Rachel Davis discovered the error after she posted a rant on Facebook in September, complaining about the transformation of a Princeville community, where she owns a condo she bought in 2001 as a future retirement home for her parents.
Near the end of the post, Davis mentioned that despite renting the condo only to permanent residents, she was being taxed at the transient vacation rental rate, which cost her over $4,000 a year.
“What am I to do?” she asked. “We DO NOT vacation rent! Never have. Never will. Our maintenance fees are $700 a month!
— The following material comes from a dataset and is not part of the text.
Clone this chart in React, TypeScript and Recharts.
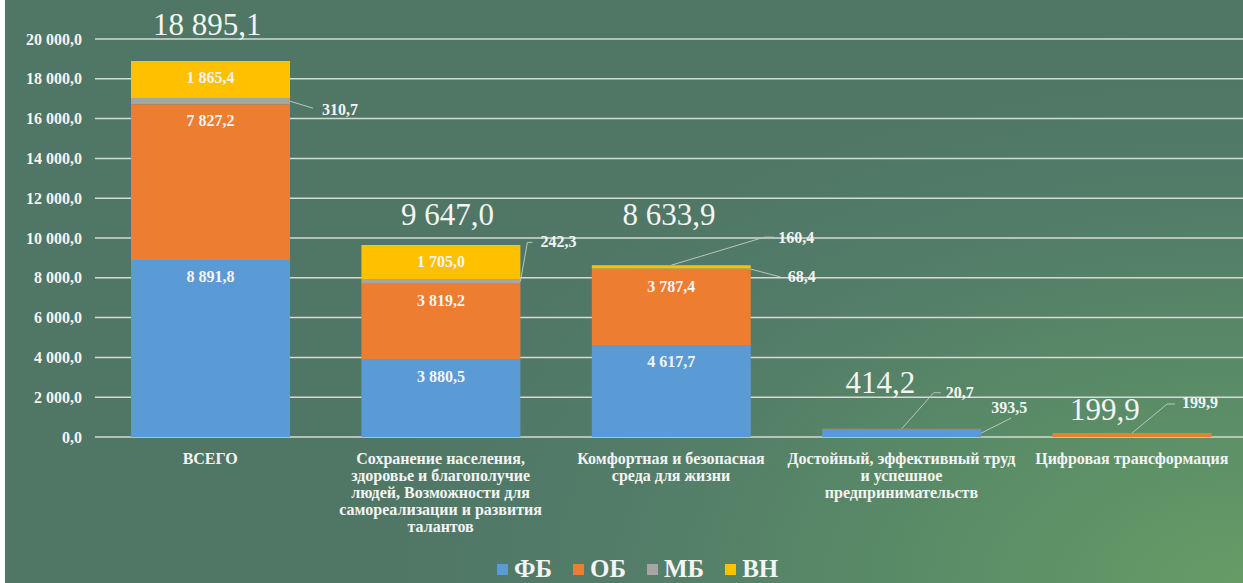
import React from "react";
import { ComposedChart, Bar, Line, XAxis, YAxis, CartesianGrid, LabelList } from "recharts";

// ── Data ──────────────────────────────────────────────────────────────

const categories = [
  "ВСЕГО",
  "Сохранение населения,\nздоровье и благополучие\nлюдей, Возможности для\nсамореализации и развития\nталантов",
  "Комфортная и безопасная\nсреда для жизни",
  "Достойный, эффективный труд\nи успешное\nпредпринимательств",
  "Цифровая трансформация",
];

const fbValues = [8891.8, 3880.5, 4617.7, 393.5, 0];
const obValues = [7827.2, 3819.2, 3787.4, 20.7, 199.9];
const mbValues = [310.7, 242.3, 68.4, 0, 0];
const vnValues = [1865.4, 1705.0, 160.4, 0, 0];

const yTicks = [0, 2000, 4000, 6000, 8000, 10000, 12000, 14000, 16000, 18000, 20000];

const SERIES = [
  { key: "fb", name: "ФБ", color: "#5B9BD5", values: fbValues },
  { key: "ob", name: "ОБ", color: "#ED7D31", values: obValues },
  { key: "mb", name: "МБ", color: "#A5A5A5", values: mbValues },
  { key: "vn", name: "ВН", color: "#FFC000", values: vnValues },
] as const;

const data = categories.map((name, i) => ({
  name,
  fb: fbValues[i],
  ob: obValues[i],
  mb: mbValues[i],
  vn: vnValues[i],
  total: Math.round((fbValues[i] + obValues[i] + mbValues[i] + vnValues[i]) * 10) / 10,
}));

// ── Layout / style ────────────────────────────────────────────────────

const FONT = '"Times New Roman", "Liberation Serif", "DejaVu Serif", serif';
const TEXT = "#F4F4F4";
const LEADER = "#B9C6BE";

// offsets of the big total labels from the top of each stack
const totalShift: [number, number][] = [[-3, -26], [7, -20], [-2, -40], [-21, -36], [-27, -13]];

// small segments labelled outside the bar with a leader line
type Callout = { anchor: "right" | "top"; line: [number, number][]; label: [number, number] };
const callouts: Record<string, Record<number, Callout>> = {
  fb: { 3: { anchor: "right", line: [[30, -15]], label: [10, -20] } },
  ob: {
    3: { anchor: "top", line: [[32, -36], [39, -36]], label: [44, -31] },
    4: { anchor: "top", line: [[35, -29], [43, -29]], label: [50, -25] },
  },
  mb: {
    0: { anchor: "right", line: [[23, 7]], label: [32, 14] },
    1: { anchor: "right", line: [[7, -39], [12, -39]], label: [20, -34] },
    2: { anchor: "right", line: [[30, 8]], label: [37, 13] },
  },
  vn: { 2: { anchor: "top", line: [[93, -28], [103, -28]], label: [107, -22] } },
};

function fmt(v: number): string {
  const [int, dec] = v.toFixed(1).split(".");
  return int.replace(/\B(?=(\d{3})+(?!\d))/g, " ") + "," + dec;
}

// ── Renderers ─────────────────────────────────────────────────────────

function segmentLabel(seriesKey: string, values: readonly number[]) {
  return (props: any) => {
    const { x, y, width, height, index } = props;
    const v = values[index];
    if (!v || x == null) return null;
    const c = callouts[seriesKey]?.[index];
    if (!c) {
      return (
        <text x={x + width / 2} y={y + 22} textAnchor="middle" fill={TEXT}
          fontFamily={FONT} fontSize={16} fontWeight={700}>
          {fmt(v)}
        </text>
      );
    }
    const ax = c.anchor === "right" ? x + width : x + width / 2;
    const ay = c.anchor === "right" ? y + height / 2 : y;
    const pts = [[ax, ay], ...c.line.map(([dx, dy]) => [ax + dx, ay + dy])];
    return (
      <g>
        <polyline points={pts.map((p) => p.join(",")).join(" ")} fill="none" stroke={LEADER} strokeWidth={1} />
        <text x={ax + c.label[0]} y={ay + c.label[1]} fill={TEXT}
          fontFamily={FONT} fontSize={16} fontWeight={700}>
          {fmt(v)}
        </text>
      </g>
    );
  };
}

function totalLabel(props: any) {
  const { x, y, index, value } = props;
  if (x == null) return null;
  const [dx, dy] = totalShift[index] ?? [0, -20];
  return (
    <text x={x + dx} y={y + dy} textAnchor="middle" fill={TEXT}
      fontFamily={FONT} fontSize={31} fontWeight={400}>
      {fmt(Number(value))}
    </text>
  );
}

function CategoryTick(props: any) {
  const { x, y, payload } = props;
  const lines = String(payload.value).split("\n");
  return (
    <text x={x} y={y + 19} textAnchor="middle" fill={TEXT}
      fontFamily={FONT} fontSize={16} fontWeight={700}>
      {lines.map((ln, i) => (
        <tspan key={i} x={x} dy={i === 0 ? 0 : 17}>{ln}</tspan>
      ))}
    </text>
  );
}

// ── Main ──────────────────────────────────────────────────────────────

export default function App() {
  return (
    <div style={{ position: "absolute", left: 0, top: 0, width: 1243, height: 583, overflow: "hidden", background: "#FFFFFF" }}>
      <div style={{
        position: "absolute", left: 5, top: 0, right: 0, bottom: 0,
        background: "radial-gradient(ellipse 75% 95% at 100% 100%, #659C66 0%, #5A8C67 35%, #527B68 70%, #507666 100%)",
      }} />
      <div style={{ position: "absolute", left: 0, top: 0 }}>
        <ComposedChart width={1250} height={583} data={data}
          margin={{ top: 39, right: 3, bottom: 0, left: 0 }} barSize={159}>
          <CartesianGrid horizontal vertical={false} stroke="#D3DCD6" strokeWidth={1.5} />
          <XAxis dataKey="name" axisLine={false} tickLine={false} height={146}
            interval={0} tick={<CategoryTick />} />
          <YAxis type="number" domain={[0, 20000]} ticks={yTicks} width={95}
            axisLine={false} tickLine={false} tickMargin={7}
            tickFormatter={(v: number) => fmt(v)}
            tick={{ fill: TEXT, fontFamily: FONT, fontSize: 16, fontWeight: 700 }} />
          {SERIES.map((s) => (
            <Bar key={s.key} dataKey={s.key} name={s.name} stackId="a" fill={s.color} isAnimationActive={false}>
              <LabelList dataKey={s.key} content={segmentLabel(s.key, s.values)} />
            </Bar>
          ))}
          <Line dataKey="total" stroke="none" dot={false} activeDot={false} legendType="none" isAnimationActive={false}>
            <LabelList dataKey="total" content={totalLabel} />
          </Line>
        </ComposedChart>
      </div>
      {/* legend */}
      <div style={{ position: "absolute", left: 497, top: 557, height: 24, display: "flex", alignItems: "center", fontFamily: FONT, fontWeight: 700, fontSize: 25, lineHeight: "24px", color: TEXT }}>
        {SERIES.map((s) => (
          <div key={s.key} style={{ display: "flex", alignItems: "center", marginRight: 21 }}>
            <span style={{ width: 11, height: 11, background: s.color, marginRight: 6, display: "inline-block" }} />
            <span>{s.name}</span>
          </div>
        ))}
      </div>
    </div>
  );
}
We make nothing!”
By the following day, two county councilmembers, Luke Evslin and KipuKai Kualii, had responded to her post to confirm that her condo had been stuck in the wrong tax category and instructed her to inform the county’s Real Property Assessment Division.
Within days, Davis got a letter in the mail from the Department of Finance, notifying her that she would be receiving refunds on her 2017, 2018 and 2019 property taxes, due to “clerical error.”
In the past three years, she said she paid $4,062 in excess property tax.
Davis was glad to get the refund so promptly but knew she had been paying vacation rental rate since 2013, despite notifying the property assessment division on two separate occasions that her condo was being rented exclusively to tenants who stayed at least a year.
She has a copy of the tax assessors survey she completed in May 2012, with an X on the box marked “Long-Term Rental.”
She also kept a copy of her application to the county’s tax relief program for owners of long-term, affordable rental units, dated Sept. 30, 2013.
“They should have caught then that I was renting it long term,” she said.
According to the Real Property Assessment Division’s online records, Davis paid over $10,000 in taxes on her Princeville condo from 2013 to 2016, roughly $3,500 more than the amount she was required to under the correct residential rates for those four years.
In an attempt to get the rest of her money back, she visited the finance department near the end of September and brought her complaint to a tax assessor.
Several months passed. Davis heard nothing further from county officials. So, she called The Garden Island.
In response to TGI’s inquiries about the matter, Finance Director Reiko Matsuyama sent two sentences via email Friday: “Miss. Davis’s refund has been processed, which is due to her as a result of a clerical error on the part of the County of Kauai. Her refund will be sent out sometime next week.”
In the email below Matsuyama’s statement, a county spokesperson copied all of Section 5A-1.20 of the Kauai County Code. Subsection (a)(4) begins, “No such adjustment shall be entered on the records nor refund made except within two years after the end of the tax year in which the amount to be refunded was due and payable.”